start Provided data

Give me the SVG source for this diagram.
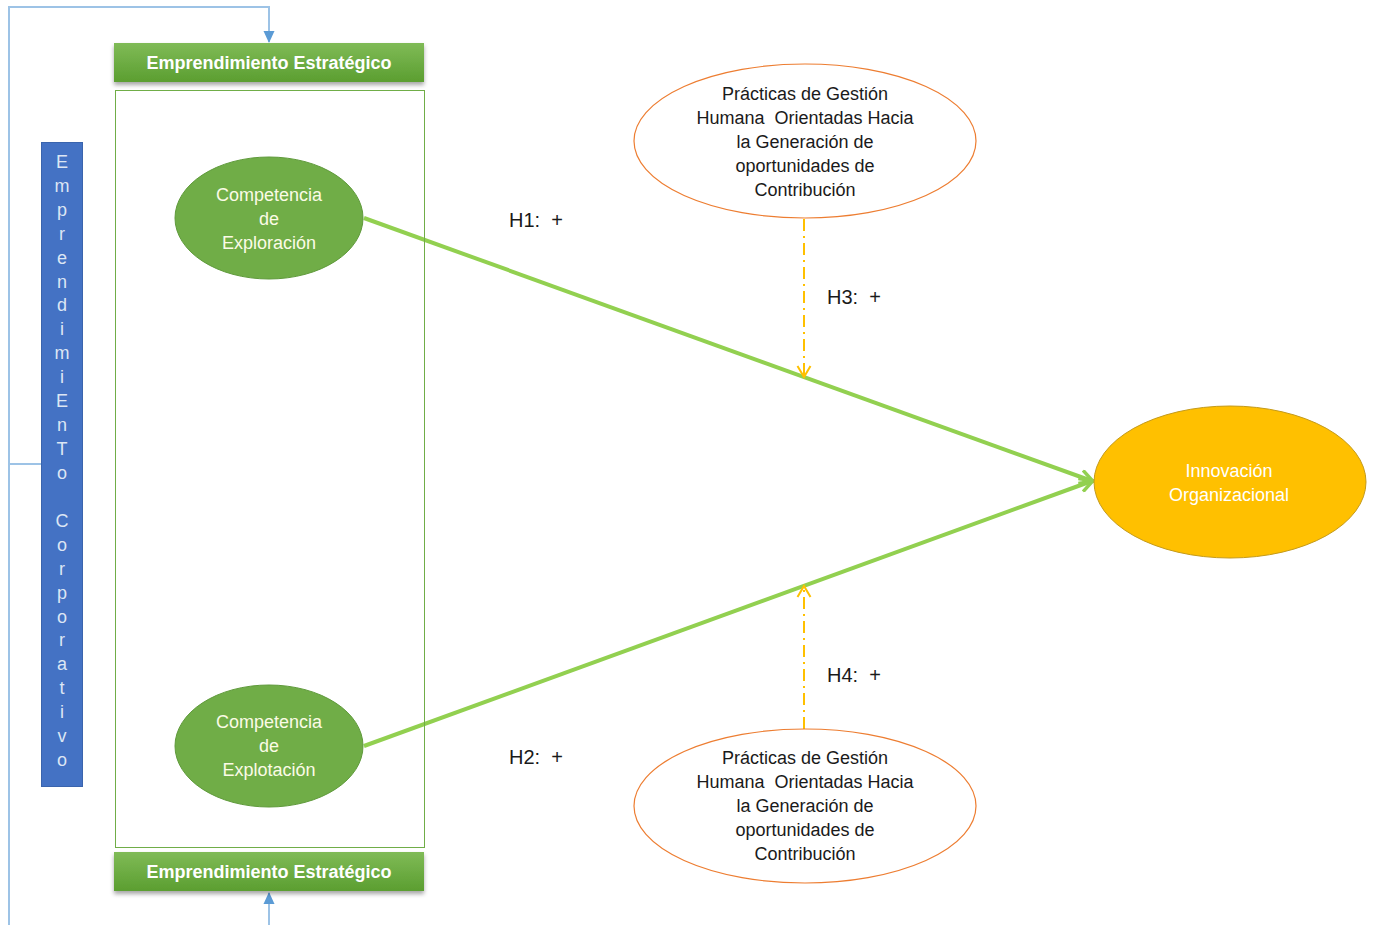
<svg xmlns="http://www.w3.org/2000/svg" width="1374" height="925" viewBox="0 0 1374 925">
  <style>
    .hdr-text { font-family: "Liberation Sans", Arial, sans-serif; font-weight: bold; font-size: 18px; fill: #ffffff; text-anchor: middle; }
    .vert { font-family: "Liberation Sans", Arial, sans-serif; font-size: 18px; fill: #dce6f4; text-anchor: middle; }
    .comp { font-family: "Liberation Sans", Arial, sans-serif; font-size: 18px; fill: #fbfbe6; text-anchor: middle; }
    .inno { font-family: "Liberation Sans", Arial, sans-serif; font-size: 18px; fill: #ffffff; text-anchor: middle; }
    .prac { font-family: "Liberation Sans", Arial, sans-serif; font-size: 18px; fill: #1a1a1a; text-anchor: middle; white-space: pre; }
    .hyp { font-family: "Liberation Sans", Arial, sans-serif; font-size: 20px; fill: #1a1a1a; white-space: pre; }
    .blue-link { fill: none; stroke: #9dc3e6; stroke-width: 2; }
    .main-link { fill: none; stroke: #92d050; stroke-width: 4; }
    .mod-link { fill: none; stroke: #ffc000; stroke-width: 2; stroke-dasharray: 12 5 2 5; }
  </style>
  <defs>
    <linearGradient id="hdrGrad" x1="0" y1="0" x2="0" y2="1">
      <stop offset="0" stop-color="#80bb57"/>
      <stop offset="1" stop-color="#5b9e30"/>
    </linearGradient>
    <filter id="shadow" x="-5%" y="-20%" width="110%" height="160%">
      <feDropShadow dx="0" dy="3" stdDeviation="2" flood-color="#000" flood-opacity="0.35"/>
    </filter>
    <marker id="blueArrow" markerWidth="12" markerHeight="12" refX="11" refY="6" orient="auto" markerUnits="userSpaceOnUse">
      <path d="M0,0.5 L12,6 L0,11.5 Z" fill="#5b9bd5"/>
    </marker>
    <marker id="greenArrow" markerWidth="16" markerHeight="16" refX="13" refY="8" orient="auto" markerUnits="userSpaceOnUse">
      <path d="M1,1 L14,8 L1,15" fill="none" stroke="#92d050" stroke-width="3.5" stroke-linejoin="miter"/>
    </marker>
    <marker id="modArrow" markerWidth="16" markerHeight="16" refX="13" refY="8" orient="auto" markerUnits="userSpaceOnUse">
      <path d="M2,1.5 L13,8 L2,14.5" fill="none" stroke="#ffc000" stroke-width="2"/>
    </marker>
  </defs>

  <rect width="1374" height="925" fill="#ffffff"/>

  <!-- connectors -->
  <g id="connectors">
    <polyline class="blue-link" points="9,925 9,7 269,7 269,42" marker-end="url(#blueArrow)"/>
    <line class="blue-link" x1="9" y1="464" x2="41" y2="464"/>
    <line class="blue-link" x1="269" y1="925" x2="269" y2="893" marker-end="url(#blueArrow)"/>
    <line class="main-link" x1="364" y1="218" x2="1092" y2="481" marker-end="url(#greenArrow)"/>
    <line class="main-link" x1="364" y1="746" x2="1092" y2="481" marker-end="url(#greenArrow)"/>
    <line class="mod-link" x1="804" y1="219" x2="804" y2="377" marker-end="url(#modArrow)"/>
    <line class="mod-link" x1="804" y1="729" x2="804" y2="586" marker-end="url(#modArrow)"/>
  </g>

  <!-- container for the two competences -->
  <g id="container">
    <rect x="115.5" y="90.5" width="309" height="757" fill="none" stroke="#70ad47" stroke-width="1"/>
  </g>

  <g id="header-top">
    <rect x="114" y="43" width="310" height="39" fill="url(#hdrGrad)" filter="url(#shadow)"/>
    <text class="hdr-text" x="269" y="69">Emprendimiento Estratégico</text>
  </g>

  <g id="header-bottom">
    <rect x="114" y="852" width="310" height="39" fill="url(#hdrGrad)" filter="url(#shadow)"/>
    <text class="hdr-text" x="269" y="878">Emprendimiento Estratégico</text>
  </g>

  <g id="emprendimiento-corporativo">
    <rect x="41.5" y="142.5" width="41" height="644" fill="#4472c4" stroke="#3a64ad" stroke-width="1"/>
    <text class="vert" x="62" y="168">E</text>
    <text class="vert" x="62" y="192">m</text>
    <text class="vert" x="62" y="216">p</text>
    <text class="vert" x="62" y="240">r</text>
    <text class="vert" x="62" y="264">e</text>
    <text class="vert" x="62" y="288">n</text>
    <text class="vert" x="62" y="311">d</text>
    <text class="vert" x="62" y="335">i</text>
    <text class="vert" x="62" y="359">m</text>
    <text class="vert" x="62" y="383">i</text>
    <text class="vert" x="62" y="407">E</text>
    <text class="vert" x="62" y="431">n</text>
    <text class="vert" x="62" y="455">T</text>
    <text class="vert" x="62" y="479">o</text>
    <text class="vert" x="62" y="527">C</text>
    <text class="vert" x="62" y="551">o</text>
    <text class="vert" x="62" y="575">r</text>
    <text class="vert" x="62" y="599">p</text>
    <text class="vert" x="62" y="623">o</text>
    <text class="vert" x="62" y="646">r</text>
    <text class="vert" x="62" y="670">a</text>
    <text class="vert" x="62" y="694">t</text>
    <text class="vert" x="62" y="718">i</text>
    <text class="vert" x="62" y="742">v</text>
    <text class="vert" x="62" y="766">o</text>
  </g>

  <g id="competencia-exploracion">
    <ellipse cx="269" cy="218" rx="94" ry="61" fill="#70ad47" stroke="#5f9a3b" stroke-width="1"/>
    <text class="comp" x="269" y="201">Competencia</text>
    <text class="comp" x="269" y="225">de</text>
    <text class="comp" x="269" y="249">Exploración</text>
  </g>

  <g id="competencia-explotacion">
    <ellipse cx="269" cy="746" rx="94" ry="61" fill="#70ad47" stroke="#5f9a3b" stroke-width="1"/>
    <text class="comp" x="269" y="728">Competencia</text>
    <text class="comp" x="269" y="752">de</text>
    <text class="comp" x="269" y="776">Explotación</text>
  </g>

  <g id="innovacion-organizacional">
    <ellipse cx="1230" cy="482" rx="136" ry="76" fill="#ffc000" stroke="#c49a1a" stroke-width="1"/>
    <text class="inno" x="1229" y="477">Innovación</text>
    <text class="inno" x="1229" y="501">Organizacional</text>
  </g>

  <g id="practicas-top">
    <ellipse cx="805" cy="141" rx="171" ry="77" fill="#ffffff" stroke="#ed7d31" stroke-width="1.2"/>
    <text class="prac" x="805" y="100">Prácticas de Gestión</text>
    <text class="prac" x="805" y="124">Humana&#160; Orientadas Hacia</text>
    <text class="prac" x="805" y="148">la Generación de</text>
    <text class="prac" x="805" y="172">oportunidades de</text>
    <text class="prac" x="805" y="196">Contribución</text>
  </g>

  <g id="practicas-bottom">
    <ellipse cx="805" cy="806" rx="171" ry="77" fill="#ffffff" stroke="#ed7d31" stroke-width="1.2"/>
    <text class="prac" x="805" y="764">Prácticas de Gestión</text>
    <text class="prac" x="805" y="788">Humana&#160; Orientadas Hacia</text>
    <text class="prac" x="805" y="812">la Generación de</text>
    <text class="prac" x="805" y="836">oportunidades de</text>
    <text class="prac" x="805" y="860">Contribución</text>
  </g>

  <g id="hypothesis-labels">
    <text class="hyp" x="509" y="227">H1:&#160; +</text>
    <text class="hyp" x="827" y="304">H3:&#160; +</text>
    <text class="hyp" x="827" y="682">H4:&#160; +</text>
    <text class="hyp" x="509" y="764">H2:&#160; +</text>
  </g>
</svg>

end Provided data

→ Given request:
Reproduce every line exactly and omit all pictures.

→ Exercise solution:
Give me the SVG source for this diagram.
<svg xmlns="http://www.w3.org/2000/svg" width="1374" height="925" viewBox="0 0 1374 925">
  <style>
    .hdr-text { font-family: "Liberation Sans", Arial, sans-serif; font-weight: bold; font-size: 18px; fill: #ffffff; text-anchor: middle; }
    .vert { font-family: "Liberation Sans", Arial, sans-serif; font-size: 18px; fill: #dce6f4; text-anchor: middle; }
    .comp { font-family: "Liberation Sans", Arial, sans-serif; font-size: 18px; fill: #fbfbe6; text-anchor: middle; }
    .inno { font-family: "Liberation Sans", Arial, sans-serif; font-size: 18px; fill: #ffffff; text-anchor: middle; }
    .prac { font-family: "Liberation Sans", Arial, sans-serif; font-size: 18px; fill: #1a1a1a; text-anchor: middle; white-space: pre; }
    .hyp { font-family: "Liberation Sans", Arial, sans-serif; font-size: 20px; fill: #1a1a1a; white-space: pre; }
    .blue-link { fill: none; stroke: #9dc3e6; stroke-width: 2; }
    .main-link { fill: none; stroke: #92d050; stroke-width: 4; }
    .mod-link { fill: none; stroke: #ffc000; stroke-width: 2; stroke-dasharray: 12 5 2 5; }
  </style>
  <defs>
    <linearGradient id="hdrGrad" x1="0" y1="0" x2="0" y2="1">
      <stop offset="0" stop-color="#80bb57"/>
      <stop offset="1" stop-color="#5b9e30"/>
    </linearGradient>
    <filter id="shadow" x="-5%" y="-20%" width="110%" height="160%">
      <feDropShadow dx="0" dy="3" stdDeviation="2" flood-color="#000" flood-opacity="0.35"/>
    </filter>
    <marker id="blueArrow" markerWidth="12" markerHeight="12" refX="11" refY="6" orient="auto" markerUnits="userSpaceOnUse">
      <path d="M0,0.5 L12,6 L0,11.5 Z" fill="#5b9bd5"/>
    </marker>
    <marker id="greenArrow" markerWidth="16" markerHeight="16" refX="13" refY="8" orient="auto" markerUnits="userSpaceOnUse">
      <path d="M1,1 L14,8 L1,15" fill="none" stroke="#92d050" stroke-width="3.5" stroke-linejoin="miter"/>
    </marker>
    <marker id="modArrow" markerWidth="16" markerHeight="16" refX="13" refY="8" orient="auto" markerUnits="userSpaceOnUse">
      <path d="M2,1.5 L13,8 L2,14.5" fill="none" stroke="#ffc000" stroke-width="2"/>
    </marker>
  </defs>

  <rect width="1374" height="925" fill="#ffffff"/>

  <!-- connectors -->
  <g id="connectors">
    <polyline class="blue-link" points="9,925 9,7 269,7 269,42" marker-end="url(#blueArrow)"/>
    <line class="blue-link" x1="9" y1="464" x2="41" y2="464"/>
    <line class="blue-link" x1="269" y1="925" x2="269" y2="893" marker-end="url(#blueArrow)"/>
    <line class="main-link" x1="364" y1="218" x2="1092" y2="481" marker-end="url(#greenArrow)"/>
    <line class="main-link" x1="364" y1="746" x2="1092" y2="481" marker-end="url(#greenArrow)"/>
    <line class="mod-link" x1="804" y1="219" x2="804" y2="377" marker-end="url(#modArrow)"/>
    <line class="mod-link" x1="804" y1="729" x2="804" y2="586" marker-end="url(#modArrow)"/>
  </g>

  <!-- container for the two competences -->
  <g id="container">
    <rect x="115.5" y="90.5" width="309" height="757" fill="none" stroke="#70ad47" stroke-width="1"/>
  </g>

  <g id="header-top">
    <rect x="114" y="43" width="310" height="39" fill="url(#hdrGrad)" filter="url(#shadow)"/>
    <text class="hdr-text" x="269" y="69">Emprendimiento Estratégico</text>
  </g>

  <g id="header-bottom">
    <rect x="114" y="852" width="310" height="39" fill="url(#hdrGrad)" filter="url(#shadow)"/>
    <text class="hdr-text" x="269" y="878">Emprendimiento Estratégico</text>
  </g>

  <g id="emprendimiento-corporativo">
    <rect x="41.5" y="142.5" width="41" height="644" fill="#4472c4" stroke="#3a64ad" stroke-width="1"/>
    <text class="vert" x="62" y="168">E</text>
    <text class="vert" x="62" y="192">m</text>
    <text class="vert" x="62" y="216">p</text>
    <text class="vert" x="62" y="240">r</text>
    <text class="vert" x="62" y="264">e</text>
    <text class="vert" x="62" y="288">n</text>
    <text class="vert" x="62" y="311">d</text>
    <text class="vert" x="62" y="335">i</text>
    <text class="vert" x="62" y="359">m</text>
    <text class="vert" x="62" y="383">i</text>
    <text class="vert" x="62" y="407">E</text>
    <text class="vert" x="62" y="431">n</text>
    <text class="vert" x="62" y="455">T</text>
    <text class="vert" x="62" y="479">o</text>
    <text class="vert" x="62" y="527">C</text>
    <text class="vert" x="62" y="551">o</text>
    <text class="vert" x="62" y="575">r</text>
    <text class="vert" x="62" y="599">p</text>
    <text class="vert" x="62" y="623">o</text>
    <text class="vert" x="62" y="646">r</text>
    <text class="vert" x="62" y="670">a</text>
    <text class="vert" x="62" y="694">t</text>
    <text class="vert" x="62" y="718">i</text>
    <text class="vert" x="62" y="742">v</text>
    <text class="vert" x="62" y="766">o</text>
  </g>

  <g id="competencia-exploracion">
    <ellipse cx="269" cy="218" rx="94" ry="61" fill="#70ad47" stroke="#5f9a3b" stroke-width="1"/>
    <text class="comp" x="269" y="201">Competencia</text>
    <text class="comp" x="269" y="225">de</text>
    <text class="comp" x="269" y="249">Exploración</text>
  </g>

  <g id="competencia-explotacion">
    <ellipse cx="269" cy="746" rx="94" ry="61" fill="#70ad47" stroke="#5f9a3b" stroke-width="1"/>
    <text class="comp" x="269" y="728">Competencia</text>
    <text class="comp" x="269" y="752">de</text>
    <text class="comp" x="269" y="776">Explotación</text>
  </g>

  <g id="innovacion-organizacional">
    <ellipse cx="1230" cy="482" rx="136" ry="76" fill="#ffc000" stroke="#c49a1a" stroke-width="1"/>
    <text class="inno" x="1229" y="477">Innovación</text>
    <text class="inno" x="1229" y="501">Organizacional</text>
  </g>

  <g id="practicas-top">
    <ellipse cx="805" cy="141" rx="171" ry="77" fill="#ffffff" stroke="#ed7d31" stroke-width="1.2"/>
    <text class="prac" x="805" y="100">Prácticas de Gestión</text>
    <text class="prac" x="805" y="124">Humana&#160; Orientadas Hacia</text>
    <text class="prac" x="805" y="148">la Generación de</text>
    <text class="prac" x="805" y="172">oportunidades de</text>
    <text class="prac" x="805" y="196">Contribución</text>
  </g>

  <g id="practicas-bottom">
    <ellipse cx="805" cy="806" rx="171" ry="77" fill="#ffffff" stroke="#ed7d31" stroke-width="1.2"/>
    <text class="prac" x="805" y="764">Prácticas de Gestión</text>
    <text class="prac" x="805" y="788">Humana&#160; Orientadas Hacia</text>
    <text class="prac" x="805" y="812">la Generación de</text>
    <text class="prac" x="805" y="836">oportunidades de</text>
    <text class="prac" x="805" y="860">Contribución</text>
  </g>

  <g id="hypothesis-labels">
    <text class="hyp" x="509" y="227">H1:&#160; +</text>
    <text class="hyp" x="827" y="304">H3:&#160; +</text>
    <text class="hyp" x="827" y="682">H4:&#160; +</text>
    <text class="hyp" x="509" y="764">H2:&#160; +</text>
  </g>
</svg>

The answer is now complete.